The Constitutional Court agreed with the decision of the Supreme Court in the matter of equal remuneration of the Czech Post employees. The Supreme Court concluded that the attorney is still liable for the damage caused by the defective wording of the prayer for relief in an action, which was rejected as a result. The Supreme Court also addressed the issue of approval of the acquisition of treasury shares by the general meeting. Read the October Legal News to learn more about these and other cases.
The key decision is the Constitutional Court’s ruling confirming the Supreme Court’s judgment in the case of equal remuneration of the Czech Post employees (I. ÚS 2820/20). The Constitutional Court concluded that the application of provisions of the Labour Code which do not allow differential remuneration on the basis of geographical criteria are not contrary to the Constitution. It is entirely at the legislator’s discretion what equal remuneration criteria are included in the law. If geographical criteria are to be taken into account, the law must be amended.
Shares and Shareholders
The Supreme Court has ruled on the approval of the acquisition of treasury shares by the general meeting under Case No. 27 Cdo 3349/2020. It concluded that if such a resolution of the general meeting is adopted subsequently, it is considered as if it had not been adopted. Acquisition in this context means not only the acquisition of the right of ownership but also the commencement of a legally binding stage of the process, for example a public proposal.
The Supreme Court has again commented on the issue of the shareholders’ right to information (Case No. 27 Cdro 3812/2019), confirming that the exercise of this right should take place at the general meeting. Therefore, if the questioning shareholder does not attend the general meeting, the board of directors is not obliged to answer the question to the other shareholders present. Subsequently, the question can only be answered if the complexity condition is met.
Liability for Damage, Compensation, Damages and Non-property Loss
In the matter of the attorney’s liability for damage, the Supreme Court concluded (Case No. 25 Cdo 3471/2020) that the attorney remains liable for damage caused by the defective wording of the prayer for relief in an action, which was consequently dismissed. It does not matter that the action was an action in proceedings for the judicial sale of a pledge, which is only the first step in the exercise of the creditor’s right of lien.
The Supreme Court has also addressed the issue of the statute of limitations on damages in a situation where such damages were claimed within the limitation period only in the context of a criminal complaint lodged with the police, but not in a civil action (Case No. 21 Cdo 709/2021). The civil action was brought after the limitation period had expired, on the basis of the results of the investigation of the criminal complaint lodged with the police, which did not result in the suspect being charged. In such a situation, the Supreme Court concluded that the claim was timely filed and not time-barred, since in this respect, the civil proceedings were a “continuation” of the criminal proceedings which ended with the adjournment of the case.
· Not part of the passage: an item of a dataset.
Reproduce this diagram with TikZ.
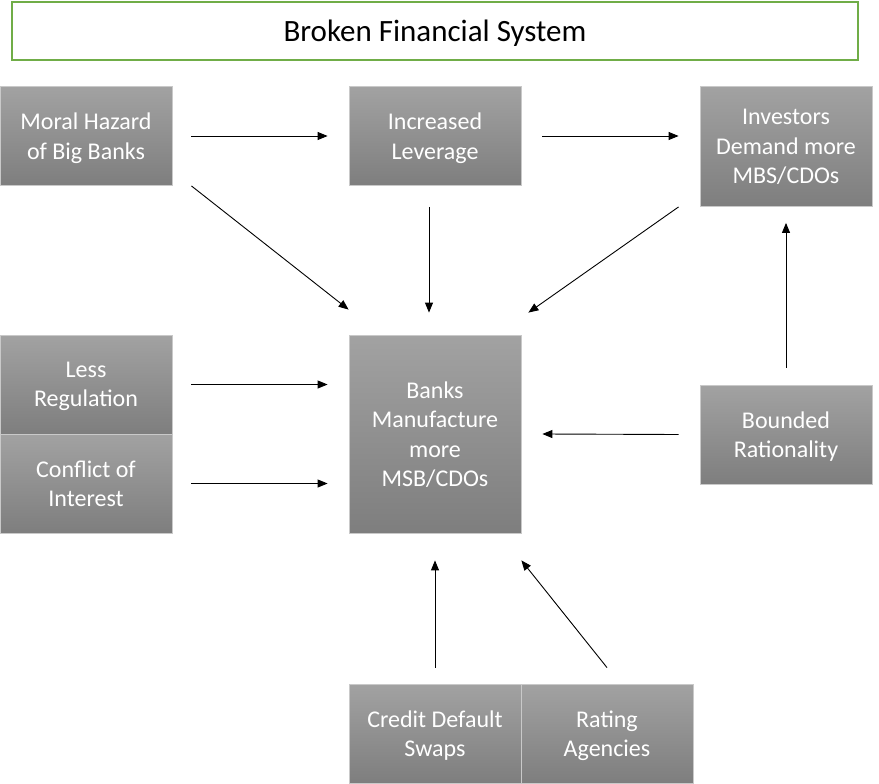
\documentclass[tikz,border=0pt]{standalone}
\usepackage{fontspec}
\setmainfont{Carlito}
\usetikzlibrary{arrows.meta}
\definecolor{boxtop}{HTML}{A2A2A2}
\definecolor{boxbot}{HTML}{7E7E7E}
\definecolor{boxline}{HTML}{C9C9C9}
\definecolor{titleline}{HTML}{70AD47}
\begin{document}
\begin{tikzpicture}[x=1pt,y=-1pt,
    causebox/.style={draw=boxline,line width=0.8pt,top color=boxtop,bottom color=boxbot,
      minimum width=172pt,minimum height=99pt,align=center,text depth=0pt,
      text=white,font=\fontsize{24}{29.5}\selectfont,inner sep=0pt},
    titlebox/.style={draw=titleline,line width=1.2pt,minimum width=846pt,minimum height=58pt,
      text depth=0pt,font=\fontsize{31}{37}\selectfont},
    link/.style={-{Triangle[length=10pt,width=8pt]},line width=0.9pt}]
      \useasboundingbox (0,0) rectangle (879,784);

      \node[titlebox] (title) at (435,31) {Broken Financial System};

      \node[causebox] (mh) at (86,136) {Moral Hazard\\of Big Banks};
      \node[causebox] (il) at (435,136) {Increased\\Leverage};
      \node[causebox,minimum height=120pt] (inv) at (786,146.5) {Investors\\Demand more\\MBS/CDOs};
      \node[causebox,minimum height=198pt] (banks) at (435,434) {Banks\\Manufacture\\more\\MSB/CDOs};
      \node[causebox] (lr) at (86,384.5) {Less\\Regulation};
      \node[causebox] (coi) at (86,483.5) {Conflict of\\Interest};
      \node[causebox] (br) at (786,434.5) {Bounded\\Rationality};
      \node[causebox] (cds) at (435,733.5) {Credit Default\\Swaps};
      \node[causebox] (ra) at (607,733.5) {Rating\\Agencies};

      \draw[link] ([xshift=19pt]mh.east) -- ([xshift=-21pt]il.west);
      \draw[link] ([xshift=21pt]il.east) -- ([xshift=-21pt]inv.west |- il.east);
      \draw[link] ([xshift=19pt]mh.south east) -- ([yshift=25pt]banks.north west);
      \draw[link] ([xshift=-6pt,yshift=-21pt]il.south) -- ([xshift=-6pt,yshift=22pt]banks.north);
      \draw[link] ([xshift=-21pt]inv.south west) -- ([xshift=7pt,yshift=22pt]banks.north east);
      \draw[link] ([xshift=19pt]lr.east) -- ([xshift=-21pt]banks.west |- lr.east);
      \draw[link] ([xshift=19pt]coi.east) -- ([xshift=-21pt]banks.west |- coi.east);
      \draw[link] ([xshift=-21pt]br.west) -- ([xshift=21pt]banks.east);
      \draw[link] ([yshift=17pt]br.north) -- ([yshift=-16pt]inv.south);
      \draw[link] ([yshift=16pt]cds.north) -- ([yshift=-27pt]banks.south);
      \draw[link] ([yshift=16pt]ra.north) -- ([yshift=-27pt]banks.south east);

\end{tikzpicture}
\end{document}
In its judgment No. 23 Cdo 836/2021, the Supreme Court follows its decisions on compensation for property damage on the grounds of pre-contractual liability (in particular 29 Odo 1166/2004). The Court repeated that, under the old Civil Code, such damage includes, in particular, unusual costs associated with the negotiation of a contract, for example at the request of the other contracting party. This includes, for example, costs associated with the initiation of steps to implement a project of which the other contracting party has been notified. The new Civil Code already contains its own rules on compensation for pre-contractual liability.
In its judgment No. 25 Cdo 3470/2019, the Supreme Court concluded that it is not obligatory to compensate for personal injury caused by necessary defence. The previous conditional discontinuance of criminal prosecution in respect of the identical conduct (act), which the civil court is not bound by, is not decisive for this conclusion.
Other Case Law News
- In the judgment in Case No. 22 Cdo 2105/2020, the Supreme Court clarifies the rules for the settlement of the inputs and yields of a plant included in the community property on the date of dissolution of the community property.
- In its judgment in Case No. 26 Cdo 761/2021, the Supreme Court concluded that, under the new Civil Code, non-use of a rental apartment is not a reason for lease termination, not even as “other compelling reason”.
- The price of work may be agreed by the parties partly as a fixed price and partly as an estimate. Substantial exceeding of the part of the price determined by the estimate then constitutes a reason for the client’s withdrawal from the contract (Supreme Court, Case No. 33 Cdo 2869/2020).
- The Supreme Court has commented on the issue of the length of administrative proceedings for the determination of a legal relationship pursuant to Section 142 of the Code of Administrative Procedure in its judgment, Case No. 30 Cdo 3489/2020. According to the Supreme Court, the right of the parties to reasonable length under Article 6 of the European Convention applies to such proceedings as well. At the same time, the Supreme Court emphasised that the authorised inspector is not an administrative authority within a “shortened construction procedure”, therefore a certificate issued by them is not a decision of an administrative authority but rather a performance under a contract.